Mesmo que tivessem pautas pensadas para as mulheres, contudo, as publicações eram exclusivamente escritas por homens. Indignada com o irônico cenário, uma dama bastante influente em sua cidade decidiu tomar providências, em meados de 1831.
Foi assim que Dionísia Gonçalves Pinto tornou-se Nísia Floresta Brasileira Augusta. Sob o pseudônimo, ela lutou pela educação de outras meninas.
Nascida em 1810, em Papari, no Rio Grande do Norte, Dionísia era filha de um advogado português com uma rica herdeira da região. Ao lado de três irmãos, a menina cresceu acostumada com mudanças, já que o antilusitanismo crescia cada vez mais.
Aos sete anos, a pequena entrou para o convento das carmelitas, onde recebeu aulas de clássico manual e canto. Diferente das outras alunas, entretanto, ela também sentia-se atraída pelos livros da biblioteca, paixão que sempre foi incentivada pelo pai liberalista.
Quando completou treze anos, a menina foi obrigada a casar-se com um rico proprietário de terras, conforme as normas sociais da época. Poucos meses depois do matrimônio, todavia, Dionísia rompeu com seu esposo e fugiu de volta para casa.
Anos mais tarde, em 1828, a jovem passou por um período triste em sua vida, repleto de luto e saudade. Por fazer parte de um levante contra a poderosa família Cavalcanti, influente na elite de Olinda, onde moravam na época, o pai de Dionísia foi assassinado.
Três anos depois, no entanto, ela finalmente descobriu aquele que parecia ser seu papel no mundo.
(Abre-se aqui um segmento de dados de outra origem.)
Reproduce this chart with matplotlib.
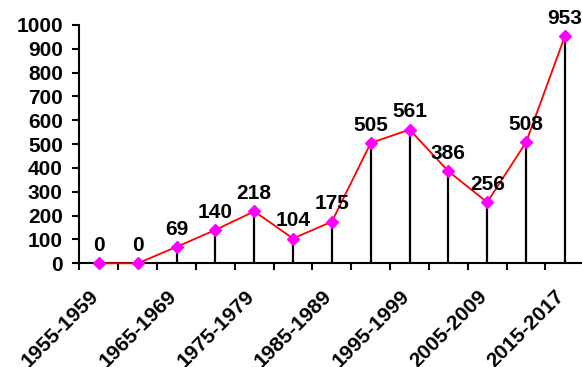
import matplotlib
matplotlib.use("Agg")
import matplotlib.pyplot as plt
import matplotlib.transforms as mtransforms
import numpy as np

periods = ["1955-1959", "1960-1964", "1965-1969", "1970-1974", "1975-1979",
           "1980-1984", "1985-1989", "1990-1994", "1995-1999", "2000-2004",
           "2005-2009", "2010-2014", "2015-2017"]
counts = [0, 0, 69, 140, 218, 104, 175, 505, 561, 386, 256, 508, 953]
yticks = [0, 100, 200, 300, 400, 500, 600, 700, 800, 900, 1000]

plt.rcParams["font.family"] = ["Liberation Sans", "DejaVu Sans"]
plt.rcParams["font.weight"] = "bold"
FS = 15

fig = plt.figure(figsize=(5.82, 3.67), dpi=100)
left_px, right_px = 79.5, 584.3
top_px, bot_px = 25.0, 263.3
W, H = 582, 367
ax = fig.add_axes([left_px / W, 1 - bot_px / H, (right_px - left_px) / W, (bot_px - top_px) / H])

x = np.arange(len(periods))

# drop lines from each point to the axis
ax.vlines(x, 0, counts, colors="black", linewidth=1.6, zorder=2)
# connecting line with diamond markers
ax.plot(x, counts, color="#ff0000", linewidth=1.3, zorder=3,
        marker="D", markersize=6.5, markerfacecolor="#ff00ff",
        markeredgecolor="#ff00ff", clip_on=False)

for xi, v in zip(x, counts):
    ax.annotate(str(v), (xi, v), xytext=(0, 6), textcoords="offset points",
                ha="center", va="bottom", fontsize=FS, fontweight="bold")

ax.set_xlim(-0.5, len(periods) - 0.5)
ax.set_ylim(0, 1000)
ax.set_yticks(yticks)
ax.set_yticklabels([str(t) for t in yticks], fontsize=FS, fontweight="bold")

label_pos = x[::2]
ax.set_xticks(label_pos)
ax.set_xticks(np.arange(-0.5, len(periods), 1.0), minor=True)
ax.tick_params(axis="x", which="major", length=0, pad=17)
ax.tick_params(axis="x", which="minor", length=5, width=1.5, direction="out")
ax.tick_params(axis="y", length=5, width=1.5, direction="out", pad=7)
ax.set_xticklabels([periods[i] for i in label_pos], rotation=45, ha="right",
                   rotation_mode="anchor", fontsize=FS, fontweight="bold")
shift = mtransforms.ScaledTranslation(-10 / 100, 0, fig.dpi_scale_trans)
for lbl in ax.get_xticklabels():
    lbl.set_transform(lbl.get_transform() + shift)

for s in ["top", "right"]:
    ax.spines[s].set_visible(False)
for s in ["left", "bottom"]:
    ax.spines[s].set_linewidth(1.5)
ax.spines["bottom"].set_bounds(-0.5, len(periods) - 0.5)

fig.savefig("out.png", dpi=100)
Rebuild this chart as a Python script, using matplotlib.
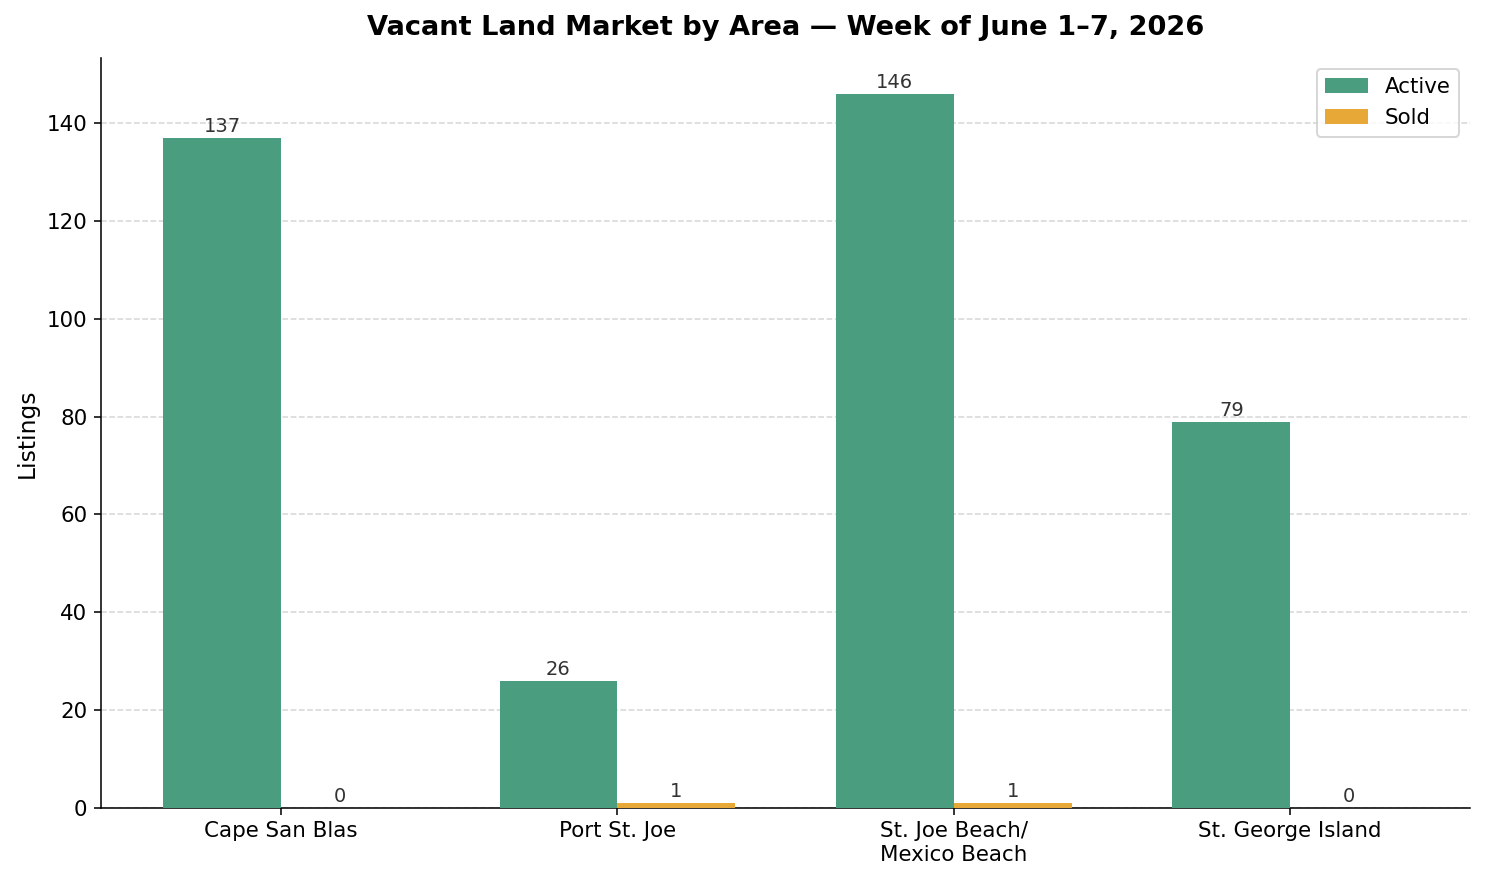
import numpy as np
import matplotlib.pyplot as plt

areas = ['Cape San Blas', 'Port St. Joe', 'St. Joe Beach/\nMexico Beach', 'St. George Island']
active = [137, 26, 146, 79]
sold = [0, 1, 1, 0]

x = np.arange(len(areas))
w = 0.35

dpi = 140
fig, ax = plt.subplots(figsize=(1485 / dpi, 881 / dpi), dpi=dpi)
fig.subplots_adjust(left=0.068, right=0.99, top=0.934, bottom=0.083)

b1 = ax.bar(x - w/2, active, w, color='#4a9d7f', label='Active', zorder=3)
b2 = ax.bar(x + w/2, sold, w, color='#e8a838', label='Sold', zorder=3)

for bars in (b1, b2):
    for b in bars:
        h = b.get_height()
        ax.annotate(f'{int(h)}', (b.get_x() + b.get_width()/2, h),
                    xytext=(0, 1), textcoords='offset points',
                    ha='center', va='bottom', fontsize=10, color='#333333')

ax.set_xticks(x)
ax.set_xticklabels(areas, fontsize=11)
ax.tick_params(axis='y', labelsize=11)
ax.set_ylabel('Listings', fontsize=12)
ax.set_title('Vacant Land Market by Area \u2014 Week of June 1\u20137, 2026',
             fontsize=14, fontweight='bold', pad=12)
ax.set_ylim(0, max(active) * 1.05)
ax.yaxis.grid(True, linestyle='--', color='#cccccc', alpha=0.8, zorder=0)
ax.spines['top'].set_visible(False)
ax.spines['right'].set_visible(False)
ax.legend(fontsize=11, loc='upper right')

plt.savefig('out.png', dpi=dpi)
Motivada por seu amor pela literatura, a jovem assumiu o nome Nísia e passou a escrever para o jornal O Espelho das Brasileiras, editado em Recife.
Segundo Antônio Carlos de Oliveira Itaquy, que escreveu um estudo sobre a autora, Nísia acabou escolhendo seu pseudônimo por diversos motivos. “Floresta” porque esse era o nome da fazenda onde nasceu, "Brasileira" pelo orgulho do país e "Augusta" em homenagem ao seu grande amor, o acadêmico Manuel Augusto de Faria Rocha.
Em seus textos, a escritora falava sobre as condições de vida das mulheres, além de defender a educação feminina em ambas às esferas cívicas e moral. No total, o jornal para o qual ela escreveu teve 30 edições. Todas elas contaram com Nísia como redatora.
Dos primeiros textos no jornal, Nísia se apaixonou pela arte de escrever e, em pouco tempo, lançou sua primeira obra. Publicado em 1832, o livro da educadora chama-se “Direito das Mulheres e Injustiça dos Homens”.
Hoje, discute-se sobre a teoria de que a obra era baseada em “A Vindication of the Rights of Woman”, de Mary Wollstonecraft. Existe ainda a ideia de que Nísia teria traduzido literalmente o livro “La femme n'est pas inferieure a l'homme”, publicado em 1750.
Independentemente da inspiração, a obra da brasileira foi considerada um ícone da literatura da época. Mas Nísia se recusou a parar por aí. Assim, o foco dela passou a ser a educação de meninas, que, até então, aprendiam apenas a cuidar da casa.
Em meados de 1838, o pioneirismo feminista de Nísia extrapolou as barreiras literárias e se expandiu para um contexto sociocultural. Isso porque, naquele ano, ela fundou o Colégio Augusto, um dos primeiros do país exclusivos para meninas.
Ainda que as jovens não fossem proibidas de estudar, elas costumavam receber aulas de bordado, canto e etiqueta. Nas mãos de Nísia, porém, meninas e adolescentes brasileiras passaram a estudar matemática, português e história.
Defensora da emancipação feminina, que chegou a publicar um livro sobre o tema em 1853, Nísia mudou-se para a Europa, em meados da década de 1840. Por lá, ela publicou diversos artigos, mas também ficou sob a mira daqueles que não concordavam com seus ideais e, assim, ela caiu no esquecimento.
Foi apenas décadas mais tarde, no final do século 20, com o trabalho de mulheres como Zahidé Muzart e Constância Duarte que a história de Nísia voltou à tona. Falecida na França, aos 74 anos, a potiguar voltou a ser lembrada.
Apesar de ter morrido em meados de 1885, devido à um quadro de pneumonia, o corpo da primeira autora feminista do Brasil chegou em terras tropicais apenas em 1954. Hoje, a Nísia está enterrada na cidade onde nasceu.
Em homenagem à mulher que tudo mudou no século 19, inclusive, o município de Papari hoje chama-se Nísia Floresta. É um dos únicos lugares no Brasil onde a memória de uma das precursoras do feminismo e defensora da educação feminina no país ainda pulsa.